→ Source data
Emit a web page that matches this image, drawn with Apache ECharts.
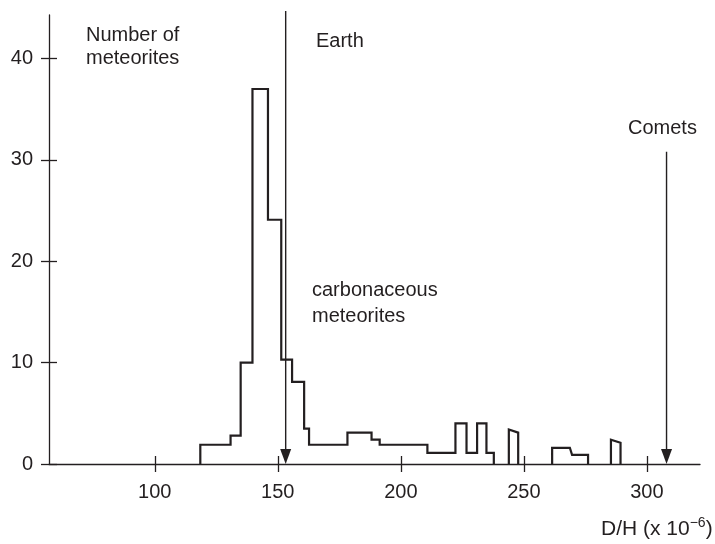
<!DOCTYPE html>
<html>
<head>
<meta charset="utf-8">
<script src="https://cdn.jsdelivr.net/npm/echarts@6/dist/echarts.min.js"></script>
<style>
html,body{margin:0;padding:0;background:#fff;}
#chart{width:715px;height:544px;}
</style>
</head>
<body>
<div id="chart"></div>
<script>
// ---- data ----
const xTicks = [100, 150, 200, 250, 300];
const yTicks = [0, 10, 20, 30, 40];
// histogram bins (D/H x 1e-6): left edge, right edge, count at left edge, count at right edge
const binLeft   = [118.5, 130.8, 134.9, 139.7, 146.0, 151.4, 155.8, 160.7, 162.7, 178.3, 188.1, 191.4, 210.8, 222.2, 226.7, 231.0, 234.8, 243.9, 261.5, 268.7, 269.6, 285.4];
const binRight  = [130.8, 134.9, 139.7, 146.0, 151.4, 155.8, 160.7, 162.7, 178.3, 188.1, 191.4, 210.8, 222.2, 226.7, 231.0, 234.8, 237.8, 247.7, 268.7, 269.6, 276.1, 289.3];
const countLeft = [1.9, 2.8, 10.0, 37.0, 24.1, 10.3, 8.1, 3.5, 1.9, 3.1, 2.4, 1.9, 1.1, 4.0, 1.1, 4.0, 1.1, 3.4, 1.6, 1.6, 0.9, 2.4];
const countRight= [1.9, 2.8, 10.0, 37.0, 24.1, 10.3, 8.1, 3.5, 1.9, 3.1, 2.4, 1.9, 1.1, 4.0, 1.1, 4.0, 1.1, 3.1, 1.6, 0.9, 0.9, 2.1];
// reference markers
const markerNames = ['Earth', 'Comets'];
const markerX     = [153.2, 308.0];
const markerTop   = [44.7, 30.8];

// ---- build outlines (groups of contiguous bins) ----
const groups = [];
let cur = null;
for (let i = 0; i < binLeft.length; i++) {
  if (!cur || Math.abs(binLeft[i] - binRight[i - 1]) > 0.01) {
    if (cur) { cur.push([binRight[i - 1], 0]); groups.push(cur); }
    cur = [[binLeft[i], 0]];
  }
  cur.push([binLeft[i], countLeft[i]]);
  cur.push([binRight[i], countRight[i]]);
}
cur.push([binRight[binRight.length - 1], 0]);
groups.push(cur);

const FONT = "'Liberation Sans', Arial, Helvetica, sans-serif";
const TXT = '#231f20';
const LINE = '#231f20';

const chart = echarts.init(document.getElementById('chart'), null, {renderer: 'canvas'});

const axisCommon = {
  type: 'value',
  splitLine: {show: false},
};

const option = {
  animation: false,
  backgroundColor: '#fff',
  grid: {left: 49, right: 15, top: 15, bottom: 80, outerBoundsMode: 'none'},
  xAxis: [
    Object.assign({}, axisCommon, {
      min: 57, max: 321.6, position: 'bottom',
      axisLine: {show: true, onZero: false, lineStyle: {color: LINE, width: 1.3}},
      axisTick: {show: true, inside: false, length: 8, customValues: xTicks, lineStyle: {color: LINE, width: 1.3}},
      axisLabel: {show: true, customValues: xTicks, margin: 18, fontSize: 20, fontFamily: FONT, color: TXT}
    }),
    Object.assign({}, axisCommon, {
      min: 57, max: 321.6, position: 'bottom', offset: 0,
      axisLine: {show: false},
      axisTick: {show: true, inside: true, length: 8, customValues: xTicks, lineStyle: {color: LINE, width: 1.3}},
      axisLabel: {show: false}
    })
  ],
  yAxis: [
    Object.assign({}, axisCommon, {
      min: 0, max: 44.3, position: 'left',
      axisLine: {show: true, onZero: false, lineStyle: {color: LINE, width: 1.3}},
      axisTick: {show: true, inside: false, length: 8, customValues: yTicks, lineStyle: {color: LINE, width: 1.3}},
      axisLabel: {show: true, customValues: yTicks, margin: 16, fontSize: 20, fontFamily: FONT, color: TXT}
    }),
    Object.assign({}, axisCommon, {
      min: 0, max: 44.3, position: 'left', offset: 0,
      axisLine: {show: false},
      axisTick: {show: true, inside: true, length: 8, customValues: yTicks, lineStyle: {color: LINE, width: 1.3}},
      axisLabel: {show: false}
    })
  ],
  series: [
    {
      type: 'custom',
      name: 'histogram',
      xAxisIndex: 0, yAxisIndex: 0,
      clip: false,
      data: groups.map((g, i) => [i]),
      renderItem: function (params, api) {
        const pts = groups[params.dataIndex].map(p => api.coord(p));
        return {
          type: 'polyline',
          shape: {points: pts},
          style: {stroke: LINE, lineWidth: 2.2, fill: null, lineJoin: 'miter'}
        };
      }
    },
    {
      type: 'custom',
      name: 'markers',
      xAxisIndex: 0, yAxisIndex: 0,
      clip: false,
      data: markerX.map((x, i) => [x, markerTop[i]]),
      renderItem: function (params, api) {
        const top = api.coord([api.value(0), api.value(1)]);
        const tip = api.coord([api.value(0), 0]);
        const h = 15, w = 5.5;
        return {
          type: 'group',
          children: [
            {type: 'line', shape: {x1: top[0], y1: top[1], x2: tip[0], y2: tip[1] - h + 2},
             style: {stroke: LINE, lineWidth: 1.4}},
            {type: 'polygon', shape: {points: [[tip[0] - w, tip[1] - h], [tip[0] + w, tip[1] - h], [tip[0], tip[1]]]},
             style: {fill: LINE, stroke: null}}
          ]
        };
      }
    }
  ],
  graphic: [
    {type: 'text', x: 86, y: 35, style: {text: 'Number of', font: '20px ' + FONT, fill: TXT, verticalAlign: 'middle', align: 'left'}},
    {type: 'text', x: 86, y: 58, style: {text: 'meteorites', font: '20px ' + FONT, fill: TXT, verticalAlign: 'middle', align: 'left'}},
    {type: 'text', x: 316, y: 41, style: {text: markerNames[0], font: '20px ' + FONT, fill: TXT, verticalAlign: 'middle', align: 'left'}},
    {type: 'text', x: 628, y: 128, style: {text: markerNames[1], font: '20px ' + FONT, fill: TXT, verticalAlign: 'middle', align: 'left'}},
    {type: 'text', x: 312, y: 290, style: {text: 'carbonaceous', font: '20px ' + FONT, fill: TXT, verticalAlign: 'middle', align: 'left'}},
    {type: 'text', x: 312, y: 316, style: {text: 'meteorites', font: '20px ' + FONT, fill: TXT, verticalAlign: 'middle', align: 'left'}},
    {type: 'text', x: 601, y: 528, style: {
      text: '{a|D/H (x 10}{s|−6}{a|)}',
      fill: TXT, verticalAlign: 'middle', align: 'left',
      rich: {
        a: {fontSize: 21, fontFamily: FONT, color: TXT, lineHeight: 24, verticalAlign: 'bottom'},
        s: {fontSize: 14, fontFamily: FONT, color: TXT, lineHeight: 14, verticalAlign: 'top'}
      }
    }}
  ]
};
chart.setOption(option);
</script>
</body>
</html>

→ What to work on
Write out the listing above exactly as it stands, pictures excluded.

→ Output below
Emit a web page that matches this image, drawn with Apache ECharts.
<!DOCTYPE html>
<html>
<head>
<meta charset="utf-8">
<script src="https://cdn.jsdelivr.net/npm/echarts@6/dist/echarts.min.js"></script>
<style>
html,body{margin:0;padding:0;background:#fff;}
#chart{width:715px;height:544px;}
</style>
</head>
<body>
<div id="chart"></div>
<script>
// ---- data ----
const xTicks = [100, 150, 200, 250, 300];
const yTicks = [0, 10, 20, 30, 40];
// histogram bins (D/H x 1e-6): left edge, right edge, count at left edge, count at right edge
const binLeft   = [118.5, 130.8, 134.9, 139.7, 146.0, 151.4, 155.8, 160.7, 162.7, 178.3, 188.1, 191.4, 210.8, 222.2, 226.7, 231.0, 234.8, 243.9, 261.5, 268.7, 269.6, 285.4];
const binRight  = [130.8, 134.9, 139.7, 146.0, 151.4, 155.8, 160.7, 162.7, 178.3, 188.1, 191.4, 210.8, 222.2, 226.7, 231.0, 234.8, 237.8, 247.7, 268.7, 269.6, 276.1, 289.3];
const countLeft = [1.9, 2.8, 10.0, 37.0, 24.1, 10.3, 8.1, 3.5, 1.9, 3.1, 2.4, 1.9, 1.1, 4.0, 1.1, 4.0, 1.1, 3.4, 1.6, 1.6, 0.9, 2.4];
const countRight= [1.9, 2.8, 10.0, 37.0, 24.1, 10.3, 8.1, 3.5, 1.9, 3.1, 2.4, 1.9, 1.1, 4.0, 1.1, 4.0, 1.1, 3.1, 1.6, 0.9, 0.9, 2.1];
// reference markers
const markerNames = ['Earth', 'Comets'];
const markerX     = [153.2, 308.0];
const markerTop   = [44.7, 30.8];

// ---- build outlines (groups of contiguous bins) ----
const groups = [];
let cur = null;
for (let i = 0; i < binLeft.length; i++) {
  if (!cur || Math.abs(binLeft[i] - binRight[i - 1]) > 0.01) {
    if (cur) { cur.push([binRight[i - 1], 0]); groups.push(cur); }
    cur = [[binLeft[i], 0]];
  }
  cur.push([binLeft[i], countLeft[i]]);
  cur.push([binRight[i], countRight[i]]);
}
cur.push([binRight[binRight.length - 1], 0]);
groups.push(cur);

const FONT = "'Liberation Sans', Arial, Helvetica, sans-serif";
const TXT = '#231f20';
const LINE = '#231f20';

const chart = echarts.init(document.getElementById('chart'), null, {renderer: 'canvas'});

const axisCommon = {
  type: 'value',
  splitLine: {show: false},
};

const option = {
  animation: false,
  backgroundColor: '#fff',
  grid: {left: 49, right: 15, top: 15, bottom: 80, outerBoundsMode: 'none'},
  xAxis: [
    Object.assign({}, axisCommon, {
      min: 57, max: 321.6, position: 'bottom',
      axisLine: {show: true, onZero: false, lineStyle: {color: LINE, width: 1.3}},
      axisTick: {show: true, inside: false, length: 8, customValues: xTicks, lineStyle: {color: LINE, width: 1.3}},
      axisLabel: {show: true, customValues: xTicks, margin: 18, fontSize: 20, fontFamily: FONT, color: TXT}
    }),
    Object.assign({}, axisCommon, {
      min: 57, max: 321.6, position: 'bottom', offset: 0,
      axisLine: {show: false},
      axisTick: {show: true, inside: true, length: 8, customValues: xTicks, lineStyle: {color: LINE, width: 1.3}},
      axisLabel: {show: false}
    })
  ],
  yAxis: [
    Object.assign({}, axisCommon, {
      min: 0, max: 44.3, position: 'left',
      axisLine: {show: true, onZero: false, lineStyle: {color: LINE, width: 1.3}},
      axisTick: {show: true, inside: false, length: 8, customValues: yTicks, lineStyle: {color: LINE, width: 1.3}},
      axisLabel: {show: true, customValues: yTicks, margin: 16, fontSize: 20, fontFamily: FONT, color: TXT}
    }),
    Object.assign({}, axisCommon, {
      min: 0, max: 44.3, position: 'left', offset: 0,
      axisLine: {show: false},
      axisTick: {show: true, inside: true, length: 8, customValues: yTicks, lineStyle: {color: LINE, width: 1.3}},
      axisLabel: {show: false}
    })
  ],
  series: [
    {
      type: 'custom',
      name: 'histogram',
      xAxisIndex: 0, yAxisIndex: 0,
      clip: false,
      data: groups.map((g, i) => [i]),
      renderItem: function (params, api) {
        const pts = groups[params.dataIndex].map(p => api.coord(p));
        return {
          type: 'polyline',
          shape: {points: pts},
          style: {stroke: LINE, lineWidth: 2.2, fill: null, lineJoin: 'miter'}
        };
      }
    },
    {
      type: 'custom',
      name: 'markers',
      xAxisIndex: 0, yAxisIndex: 0,
      clip: false,
      data: markerX.map((x, i) => [x, markerTop[i]]),
      renderItem: function (params, api) {
        const top = api.coord([api.value(0), api.value(1)]);
        const tip = api.coord([api.value(0), 0]);
        const h = 15, w = 5.5;
        return {
          type: 'group',
          children: [
            {type: 'line', shape: {x1: top[0], y1: top[1], x2: tip[0], y2: tip[1] - h + 2},
             style: {stroke: LINE, lineWidth: 1.4}},
            {type: 'polygon', shape: {points: [[tip[0] - w, tip[1] - h], [tip[0] + w, tip[1] - h], [tip[0], tip[1]]]},
             style: {fill: LINE, stroke: null}}
          ]
        };
      }
    }
  ],
  graphic: [
    {type: 'text', x: 86, y: 35, style: {text: 'Number of', font: '20px ' + FONT, fill: TXT, verticalAlign: 'middle', align: 'left'}},
    {type: 'text', x: 86, y: 58, style: {text: 'meteorites', font: '20px ' + FONT, fill: TXT, verticalAlign: 'middle', align: 'left'}},
    {type: 'text', x: 316, y: 41, style: {text: markerNames[0], font: '20px ' + FONT, fill: TXT, verticalAlign: 'middle', align: 'left'}},
    {type: 'text', x: 628, y: 128, style: {text: markerNames[1], font: '20px ' + FONT, fill: TXT, verticalAlign: 'middle', align: 'left'}},
    {type: 'text', x: 312, y: 290, style: {text: 'carbonaceous', font: '20px ' + FONT, fill: TXT, verticalAlign: 'middle', align: 'left'}},
    {type: 'text', x: 312, y: 316, style: {text: 'meteorites', font: '20px ' + FONT, fill: TXT, verticalAlign: 'middle', align: 'left'}},
    {type: 'text', x: 601, y: 528, style: {
      text: '{a|D/H (x 10}{s|−6}{a|)}',
      fill: TXT, verticalAlign: 'middle', align: 'left',
      rich: {
        a: {fontSize: 21, fontFamily: FONT, color: TXT, lineHeight: 24, verticalAlign: 'bottom'},
        s: {fontSize: 14, fontFamily: FONT, color: TXT, lineHeight: 14, verticalAlign: 'top'}
      }
    }}
  ]
};
chart.setOption(option);
</script>
</body>
</html>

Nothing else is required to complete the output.